Let’s be quite clear about this, European road traffic safety policy is a success story!
Road accident related fatalities have more than halved (2001- 2017), despite increasing traffic volumes. However, with 25,300 fatalities in 2017 a greater coordination of policy effort is needed for further significant reductions.
It is widely reported that over 90% of road accidents are attributable to human error. Assisting the human in the driving task is therefore a logical way forward.
Today’s advanced driver assistance functions have the ability to further reduce accidents by 30% in our estimation.
Those functionalities include forward collision warning, emergency braking, crossroads warnings or the usage of night vision devices, just to name a few.
While introducing such innovations and increasing levels of automation the BMW Group and the automotive industry fully supports the strategy of the EU Commission to encourage the deployment of cooperative intelligent transport systems (C-ITS).
C-ITS uses connectivity technologies to enable road vehicles to communicate with other vehicles, road users and roadside infrastructure. Communicating information such as approximate position, speed, direction of travel or time remaining on green for a traffic light can improve traffic efficiency by providing added value information to vehicle drivers.
Aggregated C-ITS information also helps drivers optimize their journey and in some cases can warn of imminent collision thereby improving safety.
The transmission of C-ITS messages should be done via the license-free frequency band around 5,9GHz which is reserved for this purpose.
As of today there are two competing technologies being considered for communication in this spectrum band.
Both technologies are not directly compatible.

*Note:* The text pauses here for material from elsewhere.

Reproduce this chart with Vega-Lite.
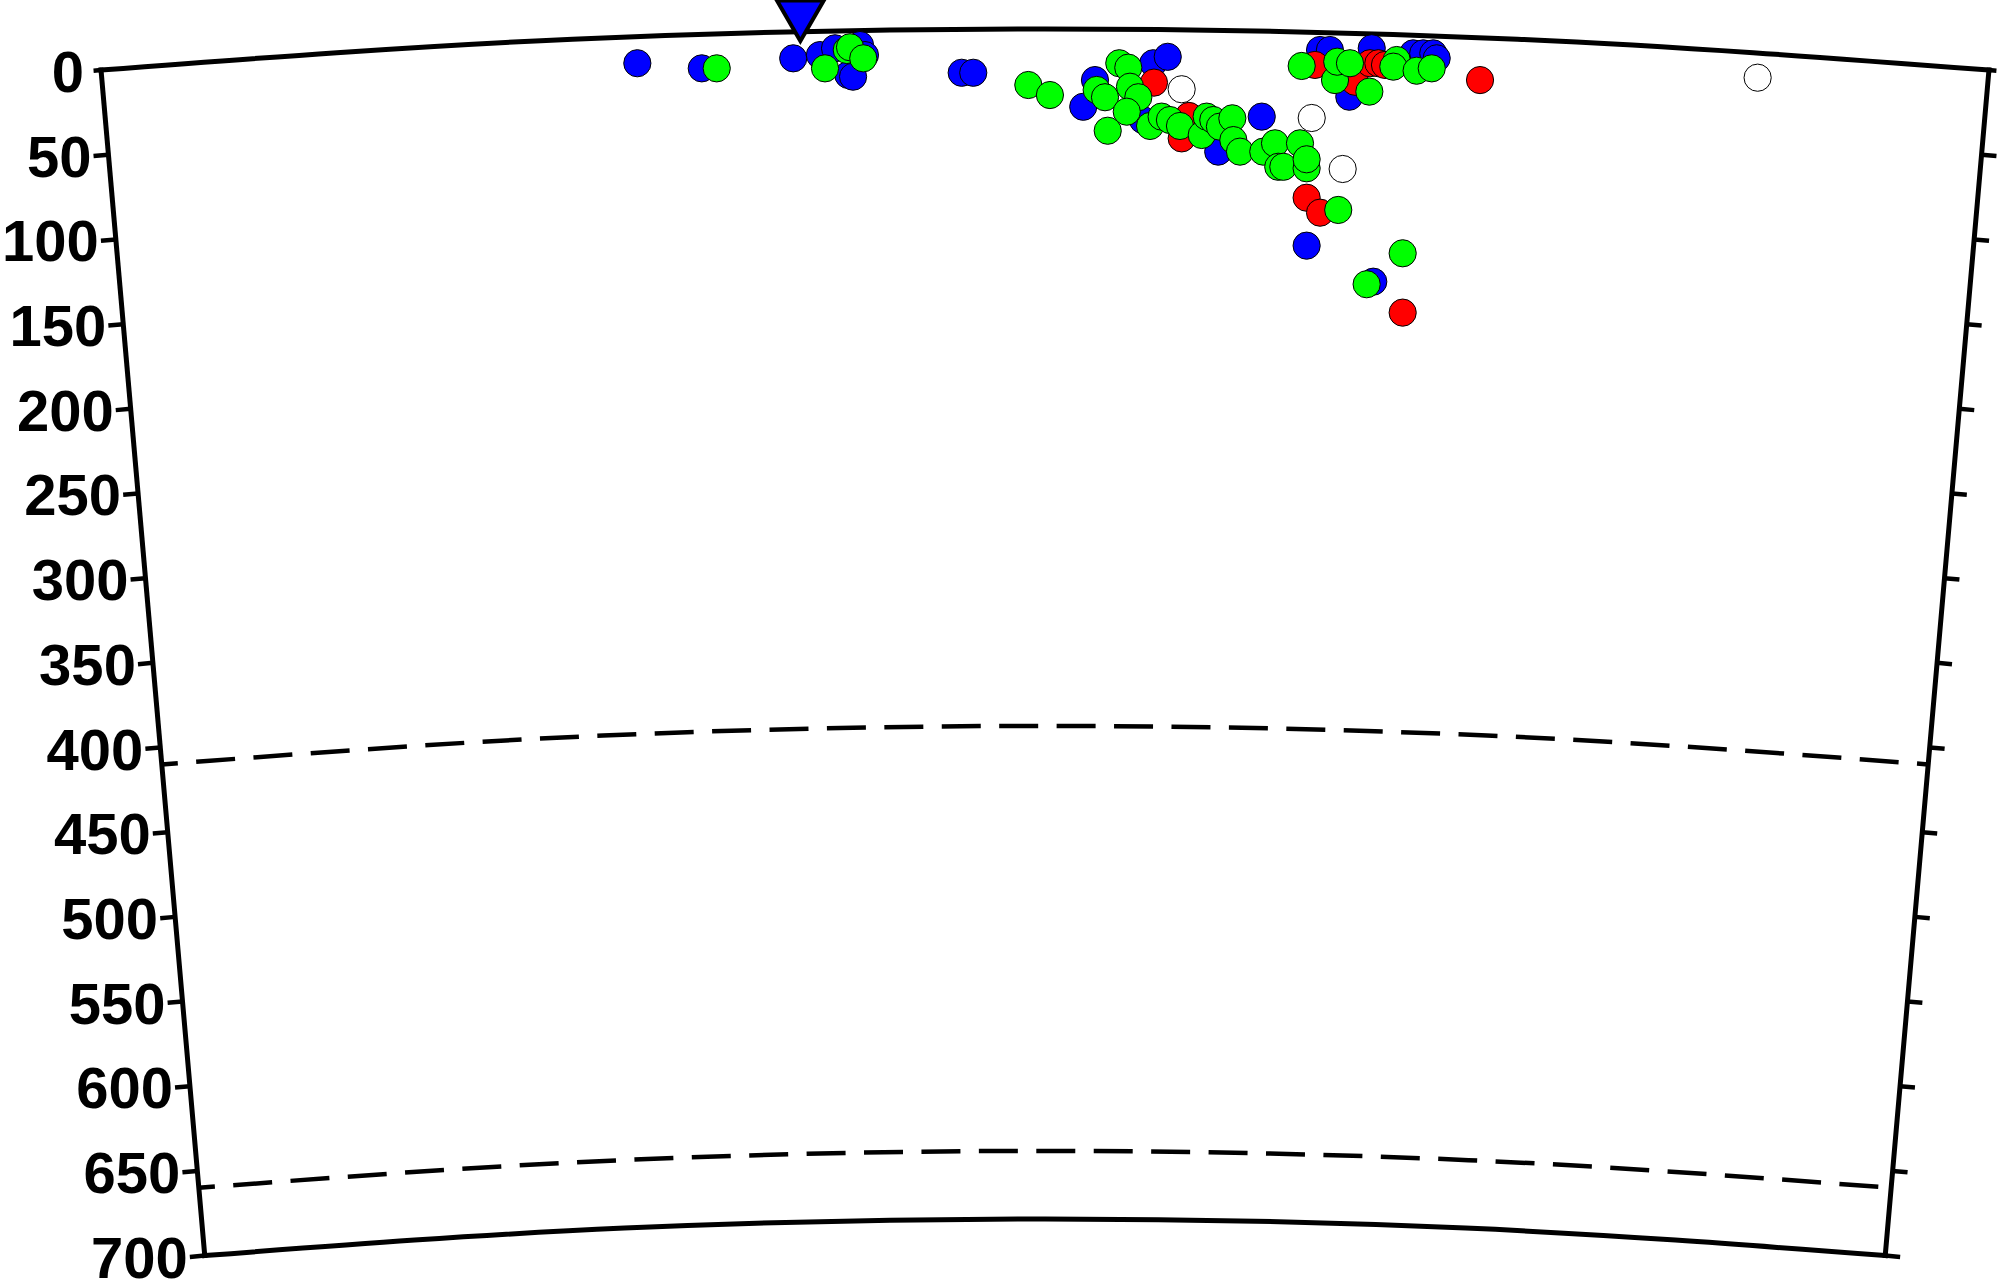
{
  "$schema": "https://vega.github.io/schema/vega-lite/v6.json",
  "width": 2000,
  "height": 1282,
  "autosize": {"type": "none"},
  "padding": 0,
  "background": "white",
  "config": {"view": {"stroke": null}},
  "datasets": {
    "frame": [
      {"seg": "top", "x": -555.27, "y": 24.24}, {"seg": "top", "x": -277.9, "y": 6.06}, {"seg": "top", "x": 0, "y": 0}, {"seg": "top", "x": 277.9, "y": 6.06}, {"seg": "top", "x": 555.27, "y": 24.24},
      {"seg": "bottom", "x": -494.26, "y": 721.58}, {"seg": "bottom", "x": -247.4, "y": 705.4}, {"seg": "bottom", "x": 0, "y": 700}, {"seg": "bottom", "x": 247.4, "y": 705.4}, {"seg": "bottom", "x": 494.26, "y": 721.58},
      {"seg": "left", "x": -555.27, "y": 24.24}, {"seg": "left", "x": -494.26, "y": 721.58},
      {"seg": "right", "x": 555.27, "y": 24.24}, {"seg": "right", "x": 494.26, "y": 721.58}
    ],
    "discont": [
      {"seg": "d410", "x": -519.5, "y": 432.68}, {"seg": "d410", "x": -260.0, "y": 415.67}, {"seg": "d410", "x": 0, "y": 410}, {"seg": "d410", "x": 260.0, "y": 415.67}, {"seg": "d410", "x": 519.5, "y": 432.68},
      {"seg": "d660", "x": -497.7, "y": 681.73}, {"seg": "d660", "x": -249.1, "y": 665.44}, {"seg": "d660", "x": 0, "y": 660}, {"seg": "d660", "x": 249.1, "y": 665.44}, {"seg": "d660", "x": 497.7, "y": 681.73}
    ],
    "ticks": [
      {"depth": 0, "x": -555.27, "y": 24.24, "x2": -559.67, "y2": 24.63},
      {"depth": 50, "x": -550.91, "y": 74.05, "x2": -559.68, "y2": 74.82},
      {"depth": 100, "x": -546.55, "y": 123.86, "x2": -555.32, "y2": 124.63},
      {"depth": 150, "x": -542.2, "y": 173.67, "x2": -550.97, "y2": 174.44},
      {"depth": 200, "x": -537.84, "y": 223.48, "x2": -546.61, "y2": 224.25},
      {"depth": 250, "x": -533.48, "y": 273.29, "x2": -542.25, "y2": 274.06},
      {"depth": 300, "x": -529.12, "y": 323.1, "x2": -537.89, "y2": 323.87},
      {"depth": 350, "x": -524.76, "y": 372.91, "x2": -533.53, "y2": 373.68},
      {"depth": 400, "x": -520.41, "y": 422.72, "x2": -529.18, "y2": 423.49},
      {"depth": 450, "x": -516.05, "y": 472.53, "x2": -524.82, "y2": 473.3},
      {"depth": 500, "x": -511.69, "y": 522.34, "x2": -520.46, "y2": 523.11},
      {"depth": 550, "x": -507.33, "y": 572.15, "x2": -516.1, "y2": 572.92},
      {"depth": 600, "x": -502.97, "y": 621.96, "x2": -511.74, "y2": 622.73},
      {"depth": 650, "x": -498.62, "y": 671.77, "x2": -507.39, "y2": 672.54},
      {"depth": 700, "x": -494.26, "y": 721.58, "x2": -503.03, "y2": 722.35},
      {"depth": 0, "x": 555.27, "y": 24.24, "x2": 559.67, "y2": 24.63},
      {"depth": 50, "x": 550.91, "y": 74.05, "x2": 559.68, "y2": 74.82},
      {"depth": 100, "x": 546.55, "y": 123.86, "x2": 555.32, "y2": 124.63},
      {"depth": 150, "x": 542.2, "y": 173.67, "x2": 550.97, "y2": 174.44},
      {"depth": 200, "x": 537.84, "y": 223.48, "x2": 546.61, "y2": 224.25},
      {"depth": 250, "x": 533.48, "y": 273.29, "x2": 542.25, "y2": 274.06},
      {"depth": 300, "x": 529.12, "y": 323.1, "x2": 537.89, "y2": 323.87},
      {"depth": 350, "x": 524.76, "y": 372.91, "x2": 533.53, "y2": 373.68},
      {"depth": 400, "x": 520.41, "y": 422.72, "x2": 529.18, "y2": 423.49},
      {"depth": 450, "x": 516.05, "y": 472.53, "x2": 524.82, "y2": 473.3},
      {"depth": 500, "x": 511.69, "y": 522.34, "x2": 520.46, "y2": 523.11},
      {"depth": 550, "x": 507.33, "y": 572.15, "x2": 516.1, "y2": 572.92},
      {"depth": 600, "x": 502.97, "y": 621.96, "x2": 511.74, "y2": 622.73},
      {"depth": 650, "x": 498.62, "y": 671.77, "x2": 507.39, "y2": 672.54},
      {"depth": 700, "x": 494.26, "y": 721.58, "x2": 503.03, "y2": 722.35}
    ],
    "labels": [
      {"label": "0", "x": -555.27, "y": 24.24},
      {"label": "50", "x": -550.91, "y": 74.05},
      {"label": "100", "x": -546.55, "y": 123.86},
      {"label": "150", "x": -542.2, "y": 173.67},
      {"label": "200", "x": -537.84, "y": 223.48},
      {"label": "250", "x": -533.48, "y": 273.29},
      {"label": "300", "x": -529.12, "y": 323.1},
      {"label": "350", "x": -524.76, "y": 372.91},
      {"label": "400", "x": -520.41, "y": 422.72},
      {"label": "450", "x": -516.05, "y": 472.53},
      {"label": "500", "x": -511.69, "y": 522.34},
      {"label": "550", "x": -507.33, "y": 572.15},
      {"label": "600", "x": -502.97, "y": 621.96},
      {"label": "650", "x": -498.62, "y": 671.77},
      {"label": "700", "x": -494.26, "y": 721.58}
    ],
    "quakes": [
      {"type": "blue", "x": -239.8, "y": 20.2}, {"type": "blue", "x": -201.9, "y": 23.2}, {"type": "blue", "x": -148.1, "y": 17.3}, {"type": "blue", "x": -132.4, "y": 15.4},
      {"type": "blue", "x": -123.5, "y": 11.4}, {"type": "blue", "x": -108.8, "y": 9.5}, {"type": "blue", "x": -105.9, "y": 15.4}, {"type": "blue", "x": -115.7, "y": 27.1},
      {"type": "blue", "x": -112.9, "y": 28.1}, {"type": "blue", "x": -49.0, "y": 25.8}, {"type": "blue", "x": -42.2, "y": 25.8}, {"type": "blue", "x": 29.4, "y": 30.1},
      {"type": "blue", "x": 22.5, "y": 45.8}, {"type": "blue", "x": 63.7, "y": 20.2}, {"type": "blue", "x": 72.2, "y": 16.4}, {"type": "blue", "x": 57.6, "y": 53.6},
      {"type": "blue", "x": 127.5, "y": 51.6}, {"type": "blue", "x": 101.9, "y": 72.2}, {"type": "blue", "x": 153.9, "y": 127.5}, {"type": "blue", "x": 193.1, "y": 148.7},
      {"type": "blue", "x": 161.8, "y": 12.4}, {"type": "blue", "x": 167.6, "y": 12.4}, {"type": "blue", "x": 192.2, "y": 11.4}, {"type": "blue", "x": 179.0, "y": 39.9},
      {"type": "blue", "x": 216.6, "y": 14.4}, {"type": "blue", "x": 222.5, "y": 14.4}, {"type": "blue", "x": 228.4, "y": 14.4}, {"type": "blue", "x": 230.4, "y": 17.3},
      {"type": "red", "x": 64.1, "y": 31.6}, {"type": "red", "x": 84.7, "y": 51.2}, {"type": "red", "x": 80.4, "y": 64.4}, {"type": "red", "x": 153.9, "y": 99.3},
      {"type": "red", "x": 161.8, "y": 108.1}, {"type": "red", "x": 210.4, "y": 166.9}, {"type": "red", "x": 158.8, "y": 21.2}, {"type": "red", "x": 182.4, "y": 31.1},
      {"type": "red", "x": 191.2, "y": 20.2}, {"type": "red", "x": 196.1, "y": 20.2}, {"type": "red", "x": 200.0, "y": 21.2}, {"type": "red", "x": 255.9, "y": 30.1},
      {"type": "white", "x": 80.4, "y": 35.5}, {"type": "white", "x": 156.9, "y": 52.4}, {"type": "white", "x": 175.1, "y": 82.4}, {"type": "white", "x": 419.2, "y": 28.7},
      {"type": "green", "x": -193.1, "y": 23.2}, {"type": "green", "x": -129.4, "y": 23.2}, {"type": "green", "x": -116.6, "y": 12.4}, {"type": "green", "x": -114.7, "y": 10.8},
      {"type": "green", "x": -106.9, "y": 17.3}, {"type": "green", "x": -9.8, "y": 33.0}, {"type": "green", "x": 2.9, "y": 38.9}, {"type": "green", "x": 43.7, "y": 20.2},
      {"type": "green", "x": 49.0, "y": 22.8}, {"type": "green", "x": 30.4, "y": 35.9}, {"type": "green", "x": 35.3, "y": 40.2}, {"type": "green", "x": 50.0, "y": 34.0},
      {"type": "green", "x": 54.9, "y": 40.2}, {"type": "green", "x": 48.1, "y": 48.7}, {"type": "green", "x": 36.9, "y": 59.9}, {"type": "green", "x": 61.8, "y": 57.1},
      {"type": "green", "x": 68.6, "y": 51.6}, {"type": "green", "x": 73.5, "y": 53.6}, {"type": "green", "x": 79.4, "y": 57.1}, {"type": "green", "x": 92.2, "y": 62.4},
      {"type": "green", "x": 95.1, "y": 51.6}, {"type": "green", "x": 99.0, "y": 53.6}, {"type": "green", "x": 102.9, "y": 57.5}, {"type": "green", "x": 110.2, "y": 52.6},
      {"type": "green", "x": 110.8, "y": 65.4}, {"type": "green", "x": 114.7, "y": 72.2}, {"type": "green", "x": 128.4, "y": 72.2}, {"type": "green", "x": 135.3, "y": 67.3},
      {"type": "green", "x": 150.0, "y": 67.3}, {"type": "green", "x": 137.2, "y": 81.1}, {"type": "green", "x": 140.2, "y": 81.1}, {"type": "green", "x": 153.9, "y": 82.0},
      {"type": "green", "x": 153.9, "y": 76.7}, {"type": "green", "x": 172.5, "y": 106.5}, {"type": "green", "x": 210.4, "y": 132.0}, {"type": "green", "x": 189.2, "y": 150.2},
      {"type": "green", "x": 151.0, "y": 21.8}, {"type": "green", "x": 170.6, "y": 30.1}, {"type": "green", "x": 171.9, "y": 19.3}, {"type": "green", "x": 179.4, "y": 20.2},
      {"type": "green", "x": 190.8, "y": 36.9}, {"type": "green", "x": 206.9, "y": 18.3}, {"type": "green", "x": 204.9, "y": 22.2}, {"type": "green", "x": 218.6, "y": 24.6},
      {"type": "green", "x": 227.5, "y": 23.2}
    ],
    "station": [
      {"name": "station", "x": -143.9, "y": -4.8}
    ]
  },
  "layer": [
    {
      "data": {"name": "discont"},
      "mark": {"type": "line", "interpolate": "monotone", "color": "black", "strokeWidth": 4.5, "strokeDash": [39, 18.43], "strokeDashOffset": 23},
      "encoding": {
        "x": {"field": "x", "type": "quantitative", "scale": {"domain": [-614.7, 561.77], "nice": false, "zero": false}, "axis": null},
        "y": {"field": "y", "type": "quantitative", "scale": {"domain": [-17.0, 737.12], "nice": false, "zero": false, "reverse": true}, "axis": null},
        "detail": {"field": "seg", "type": "nominal"}
      }
    },
    {
      "data": {"name": "frame"},
      "mark": {"type": "line", "interpolate": "monotone", "color": "black", "strokeWidth": 5, "strokeCap": "square"},
      "encoding": {
        "x": {"field": "x", "type": "quantitative", "axis": null},
        "y": {"field": "y", "type": "quantitative", "axis": null},
        "detail": {"field": "seg", "type": "nominal"}
      }
    },
    {
      "data": {"name": "ticks"},
      "mark": {"type": "rule", "color": "black", "strokeWidth": 4.5},
      "encoding": {
        "x": {"field": "x", "type": "quantitative", "axis": null},
        "y": {"field": "y", "type": "quantitative", "axis": null},
        "x2": {"field": "x2"},
        "y2": {"field": "y2"}
      }
    },
    {
      "data": {"name": "labels"},
      "mark": {"type": "text", "align": "right", "baseline": "alphabetic", "dx": -17, "dy": 22, "font": "Liberation Sans", "fontWeight": "bold", "fontSize": 58, "color": "black"},
      "encoding": {
        "x": {"field": "x", "type": "quantitative", "axis": null},
        "y": {"field": "y", "type": "quantitative", "axis": null},
        "text": {"field": "label", "type": "nominal"}
      }
    },
    {
      "data": {"name": "quakes"},
      "mark": {"type": "point", "shape": "circle", "filled": true, "size": 740, "stroke": "black", "strokeWidth": 1, "opacity": 1},
      "encoding": {
        "x": {"field": "x", "type": "quantitative", "axis": null},
        "y": {"field": "y", "type": "quantitative", "axis": null},
        "fill": {"field": "type", "type": "nominal", "scale": {"domain": ["blue", "red", "white", "green"], "range": ["#0000ff", "#ff0000", "#ffffff", "#00ff00"]}, "legend": null}
      }
    },
    {
      "data": {"name": "station"},
      "mark": {"type": "point", "shape": "triangle-down", "filled": true, "size": 2200, "fill": "#0000ff", "stroke": "black", "strokeWidth": 4, "opacity": 1},
      "encoding": {
        "x": {"field": "x", "type": "quantitative", "axis": null},
        "y": {"field": "y", "type": "quantitative", "axis": null}
      }
    }
  ]
}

1. The cellular technology is a new evolution of LTE, the so called LTE-V standard. This technology is able to communicate from car-to-car and / or from device-to-device even without existing network coverage and is a precursor of the 5G communication standard.
2. ITS G5 Wi-Fi technology (sometimes known as DSRC) accredited formally by IEEE for car-to-car and car-to-infrastructure communication.
The BMW Group will implement the Commission’s hybrid technology strategy consisting of a cellular backend-based communication and short-range communication (in our case, LTE-V, 5G): we ensure that drivers get precise and validated information early enough, and all valuable information is distributed to relevant local participants.
If there is an accident, warnings will occur 5km in advance, not just a few hundred meters before getting there.
Thus, connected vehicles can significantly lower the number of accidents caused by human error.
Full exploitation of safety and efficiency benefits depends on the way information is shared amongst traffic stakeholders.
We decided several years ago that safety-related C-ITS is not a differentiating factor between manufacturers C-ITS information should be distributed to all relevant traffic participants to leverage its full potential.
It is also one of our technological credos to build platforms that support innovation. That is why we base our technologies on the mobile communication technology with a central computer that can enrich the information and deploy to all cars.
The larger the central database platform, the better the service and the greater the potential for innovation. We can foresee swarm intelligence or crowd technologies where all cars are sources of information.
For example, if you want to warn about dangerous stretches of road, the larger the number of vehicles that see the road, the better the coverage of incidents.
We started implementing the BMW Group connectivity approach in1999, and are still cited among the leaders for connected vehicles and infrastructure with more than 13 million connected cars on the road.
The Commission is aiming for an introductory phase of C-ITS deployment by finalising a delegated act from the ITS directive in 2019.
BMW and other manufacturers have already implemented many of the foreseen ‘use cases’ using systems that are technically interoperable and based on OEM’s and independent infrastructure standards.
We will to implement all informative use-cases by end of 2019.
Network-based, cellular technology is the backbone of our communication today. Since the mandatory implementation of the eCall service, every new vehicle must have an integrated SIM card.
Synergetic use of this SIM card will enable communication of C-ITS information from vehicles to a web-based backend structure which in turn enables a target-oriented traffic data accumulation.
Optimized data accumulation is needed for efficiency measures such as congestion modulation, information for establishing emergency lanes, signage of free parking spaces etc.
In addition, there is direct communication between vehicles, which does not need network coverage. The LTE-V standard for high-speed wireless allows vehicle-to-vehicle, people-to-vehicle, and vehicle-to-network communications over existing networks.
It is backwards compatible and follows the principle of efficient use of spectrum.
In its peer-to-peer communication mode, designed for time-critical communication on the dedicated license-free 5.9 GHz frequency band, it is superior to competing direct communication based on elderly Wi- Fi technology.
This is why China, for example will leapfrog Wi-Fi technology and go directly to LTE-V.
The license-free 5,9GHz frequency band must therefore be totally technology agnostic. Any technology predetermination today, would automatically decrease the potential of the other technology.
We are of the opinion that the preferential treatment of the Wi-Fi technology in the 5,9GHz frequency band in a C-ITS Delegated Act would lead to a massive legacy.
Market forces alone should decide, which technology is future-proof and would pave the way for improved safety and efficiency in the road traffic sector.